Este nuevo soporte electrónico tiene dos grandes características: no precisa copias por parte del autor y es imborrable. Es igual que alguien cause baja en una red social; sus datos permanecen albergados en algún servidor. Y ser imborrable supone que el sujeto mismo se pierde como tal pasando a ser un perfil, un ente individual codificable como una colección de datos (o bits), y cuyos “pecados”, por muy de juventud que sean, quedarán para siempre sin perdón. Internet facilita el renacimiento vigoroso del conductismo.
Hace años era habitual oír en autobuses conversaciones de otros que hablaban en voz muy alta de sus vecinos, del tiempo o de fútbol; tanto se charlaba que había carteles expresando la prohibición de hablar con el conductor.
Parecía darse una falta de privacidad escandalosa entre personas. Hoy la mayoría de los pasajeros van aislados, como individuos, a la vez que conectados con sus móviles, que suelen teclear frenéticamente. Pero resulta que la apariencia de privacidad es falsa, que tanta intimidad lo es para nada, pues los correos electrónicos pueden salir a la luz por muy privados que sean y todo lo que escribimos, sea en un móvil, sea en una red social o como consulta a un buscador, permanece, y no porque lo guardemos nosotros, sino porque lo hacen otros a quienes desconocemos. Todo eso está en “la nube”, se dice, en una nube que no es tal, sino más bien niebla sostenida por grandes arquitecturas informáticas fuera de nuestro control, fuera en realidad ya del control de nadie.
Es cierto que se ha iniciado un esfuerzo legislador por el que se contempla el derecho al olvido, pero basta con examinar el formulario que Google ha destinado a tal fin para ver que no es sencillo ser olvidado.
Nos volcamos hablando electrónicamente y todo eso es grabado. Entre todos construimos el Gran Hermano orwelliano y enriquecemos su información cada día, con textos, imágenes, podcasts y videos.
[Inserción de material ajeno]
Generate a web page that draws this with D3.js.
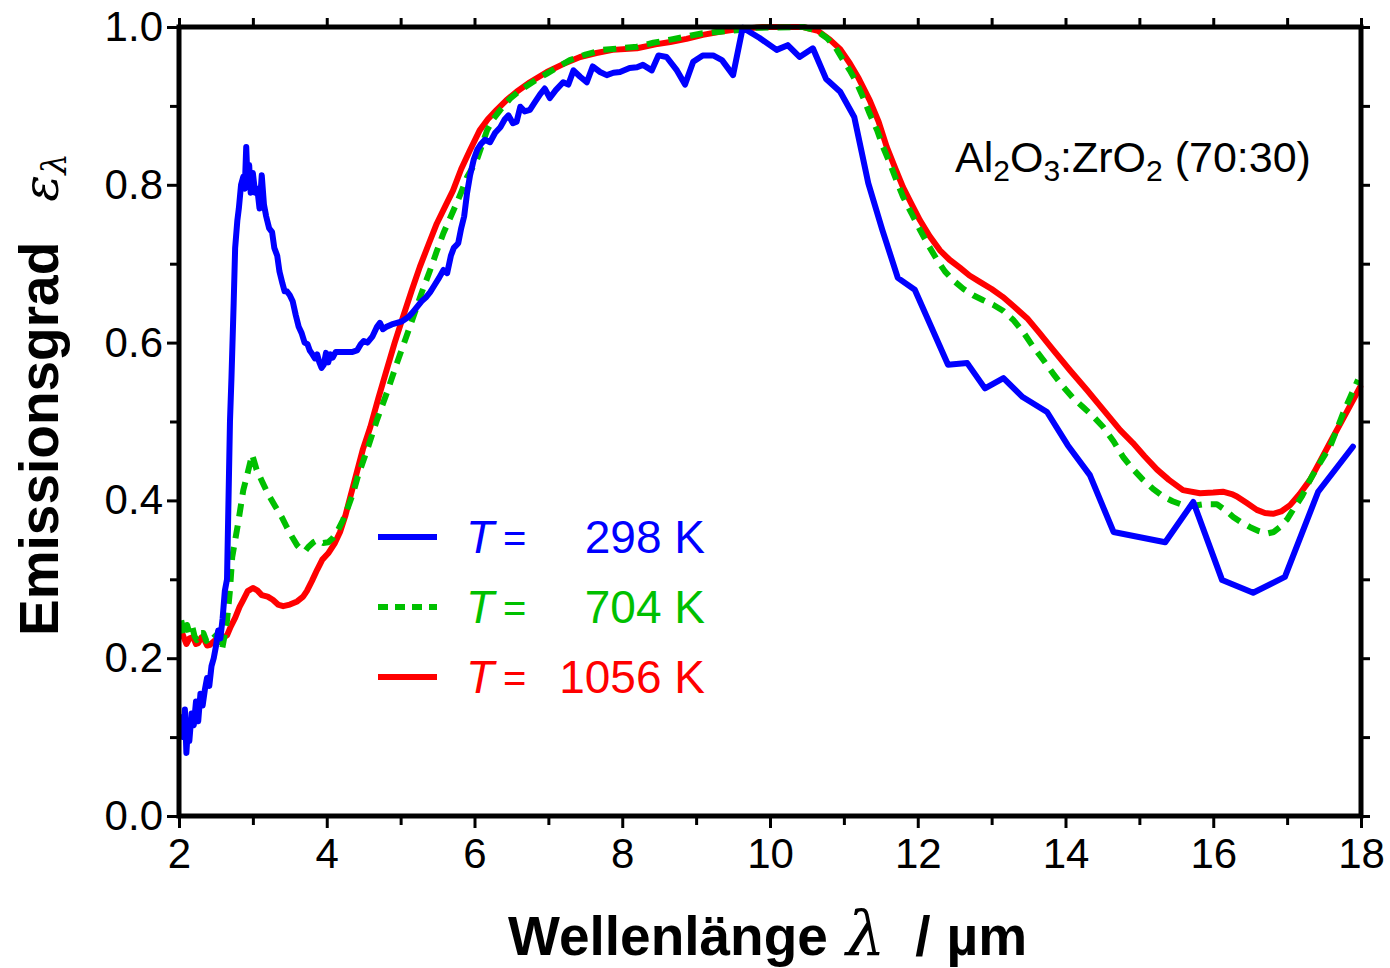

Ni los sueños más osados de los agentes de la Stasi habrían conducido a algo así. El conductismo renace en la peor de las formas, caminando imparable hacia la forma más brutal de deshumanización.
No se trata de ser nostálgicos y apagar los ordenadores (tampoco arreglaríamos nada), sino prudentes. Internet es una herramienta magnífica si la mantenemos a nuestro servicio y eso supone un serio esfuerzo en la educación de niños y jóvenes. El supuesto descontrol de internet, que tantos sueños utópicos alimenta en el terreno político, puede derivar, si no estamos alerta, en el peor autoritarismo, el deseado por los siervos con la misma intensidad que sus amos.